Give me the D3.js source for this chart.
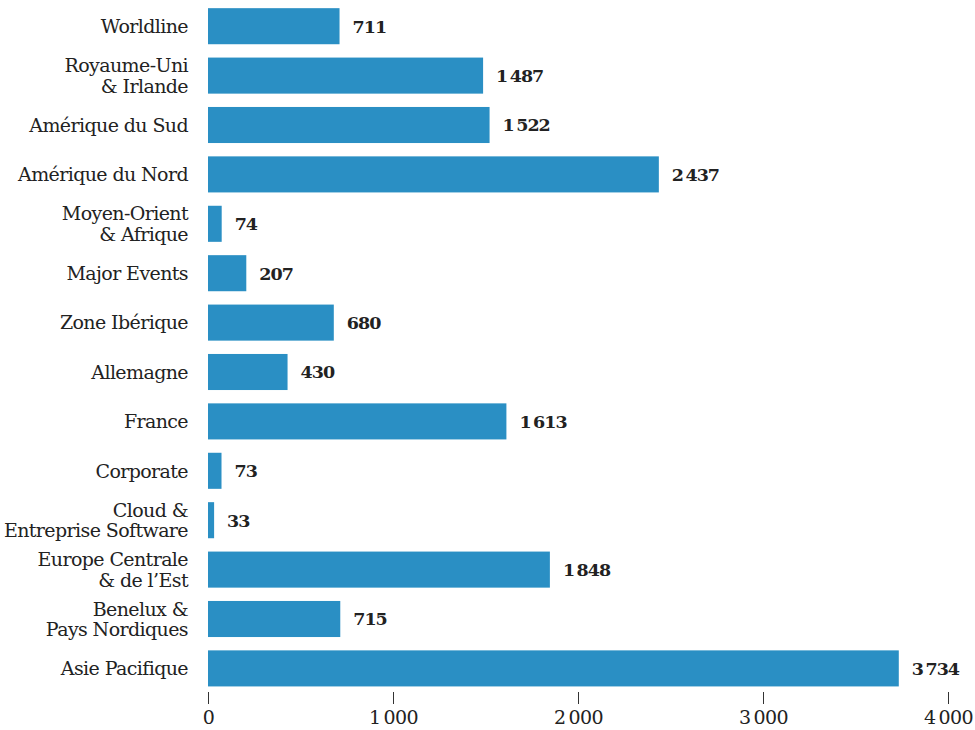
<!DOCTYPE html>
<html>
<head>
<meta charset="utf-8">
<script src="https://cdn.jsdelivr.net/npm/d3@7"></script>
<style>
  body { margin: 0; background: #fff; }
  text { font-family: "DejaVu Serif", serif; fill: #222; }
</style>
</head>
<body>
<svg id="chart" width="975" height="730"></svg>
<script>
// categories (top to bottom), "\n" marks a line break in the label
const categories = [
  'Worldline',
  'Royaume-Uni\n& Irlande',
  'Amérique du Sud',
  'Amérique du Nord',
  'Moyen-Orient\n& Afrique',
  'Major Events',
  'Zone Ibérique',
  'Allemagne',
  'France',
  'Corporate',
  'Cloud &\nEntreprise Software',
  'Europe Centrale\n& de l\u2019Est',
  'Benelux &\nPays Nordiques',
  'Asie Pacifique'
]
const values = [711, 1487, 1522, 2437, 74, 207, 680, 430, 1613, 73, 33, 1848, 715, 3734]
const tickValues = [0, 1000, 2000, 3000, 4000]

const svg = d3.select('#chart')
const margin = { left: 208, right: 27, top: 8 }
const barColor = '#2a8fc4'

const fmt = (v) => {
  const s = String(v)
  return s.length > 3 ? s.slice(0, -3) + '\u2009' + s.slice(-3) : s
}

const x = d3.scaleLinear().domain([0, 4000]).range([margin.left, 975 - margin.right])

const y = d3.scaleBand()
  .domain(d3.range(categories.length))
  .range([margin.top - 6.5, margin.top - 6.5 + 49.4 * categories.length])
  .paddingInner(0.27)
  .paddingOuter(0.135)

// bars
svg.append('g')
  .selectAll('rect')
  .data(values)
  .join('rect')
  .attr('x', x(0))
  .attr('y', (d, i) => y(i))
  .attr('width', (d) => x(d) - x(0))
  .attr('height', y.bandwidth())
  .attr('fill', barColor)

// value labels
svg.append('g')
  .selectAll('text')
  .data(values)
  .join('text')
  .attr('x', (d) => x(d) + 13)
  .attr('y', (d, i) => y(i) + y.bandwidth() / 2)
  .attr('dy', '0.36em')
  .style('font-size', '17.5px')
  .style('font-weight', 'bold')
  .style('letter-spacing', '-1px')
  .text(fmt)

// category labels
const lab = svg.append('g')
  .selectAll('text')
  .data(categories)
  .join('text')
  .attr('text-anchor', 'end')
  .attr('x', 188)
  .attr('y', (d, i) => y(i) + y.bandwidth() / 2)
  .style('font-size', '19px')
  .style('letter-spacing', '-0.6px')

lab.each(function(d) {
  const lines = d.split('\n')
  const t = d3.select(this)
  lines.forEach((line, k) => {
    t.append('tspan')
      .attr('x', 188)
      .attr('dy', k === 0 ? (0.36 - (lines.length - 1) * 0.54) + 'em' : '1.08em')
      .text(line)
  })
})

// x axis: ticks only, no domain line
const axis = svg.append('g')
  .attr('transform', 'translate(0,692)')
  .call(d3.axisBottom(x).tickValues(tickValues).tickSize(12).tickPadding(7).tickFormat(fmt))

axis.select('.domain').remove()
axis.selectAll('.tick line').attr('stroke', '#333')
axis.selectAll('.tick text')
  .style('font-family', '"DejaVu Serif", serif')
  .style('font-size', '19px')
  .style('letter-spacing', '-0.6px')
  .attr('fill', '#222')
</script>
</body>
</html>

Problem - Leave out the pictures and transcribe everything else exactly.

Task result -
Give me the D3.js source for this chart.
<!DOCTYPE html>
<html>
<head>
<meta charset="utf-8">
<script src="https://cdn.jsdelivr.net/npm/d3@7"></script>
<style>
  body { margin: 0; background: #fff; }
  text { font-family: "DejaVu Serif", serif; fill: #222; }
</style>
</head>
<body>
<svg id="chart" width="975" height="730"></svg>
<script>
// categories (top to bottom), "\n" marks a line break in the label
const categories = [
  'Worldline',
  'Royaume-Uni\n& Irlande',
  'Amérique du Sud',
  'Amérique du Nord',
  'Moyen-Orient\n& Afrique',
  'Major Events',
  'Zone Ibérique',
  'Allemagne',
  'France',
  'Corporate',
  'Cloud &\nEntreprise Software',
  'Europe Centrale\n& de l\u2019Est',
  'Benelux &\nPays Nordiques',
  'Asie Pacifique'
]
const values = [711, 1487, 1522, 2437, 74, 207, 680, 430, 1613, 73, 33, 1848, 715, 3734]
const tickValues = [0, 1000, 2000, 3000, 4000]

const svg = d3.select('#chart')
const margin = { left: 208, right: 27, top: 8 }
const barColor = '#2a8fc4'

const fmt = (v) => {
  const s = String(v)
  return s.length > 3 ? s.slice(0, -3) + '\u2009' + s.slice(-3) : s
}

const x = d3.scaleLinear().domain([0, 4000]).range([margin.left, 975 - margin.right])

const y = d3.scaleBand()
  .domain(d3.range(categories.length))
  .range([margin.top - 6.5, margin.top - 6.5 + 49.4 * categories.length])
  .paddingInner(0.27)
  .paddingOuter(0.135)

// bars
svg.append('g')
  .selectAll('rect')
  .data(values)
  .join('rect')
  .attr('x', x(0))
  .attr('y', (d, i) => y(i))
  .attr('width', (d) => x(d) - x(0))
  .attr('height', y.bandwidth())
  .attr('fill', barColor)

// value labels
svg.append('g')
  .selectAll('text')
  .data(values)
  .join('text')
  .attr('x', (d) => x(d) + 13)
  .attr('y', (d, i) => y(i) + y.bandwidth() / 2)
  .attr('dy', '0.36em')
  .style('font-size', '17.5px')
  .style('font-weight', 'bold')
  .style('letter-spacing', '-1px')
  .text(fmt)

// category labels
const lab = svg.append('g')
  .selectAll('text')
  .data(categories)
  .join('text')
  .attr('text-anchor', 'end')
  .attr('x', 188)
  .attr('y', (d, i) => y(i) + y.bandwidth() / 2)
  .style('font-size', '19px')
  .style('letter-spacing', '-0.6px')

lab.each(function(d) {
  const lines = d.split('\n')
  const t = d3.select(this)
  lines.forEach((line, k) => {
    t.append('tspan')
      .attr('x', 188)
      .attr('dy', k === 0 ? (0.36 - (lines.length - 1) * 0.54) + 'em' : '1.08em')
      .text(line)
  })
})

// x axis: ticks only, no domain line
const axis = svg.append('g')
  .attr('transform', 'translate(0,692)')
  .call(d3.axisBottom(x).tickValues(tickValues).tickSize(12).tickPadding(7).tickFormat(fmt))

axis.select('.domain').remove()
axis.selectAll('.tick line').attr('stroke', '#333')
axis.selectAll('.tick text')
  .style('font-family', '"DejaVu Serif", serif')
  .style('font-size', '19px')
  .style('letter-spacing', '-0.6px')
  .attr('fill', '#222')
</script>
</body>
</html>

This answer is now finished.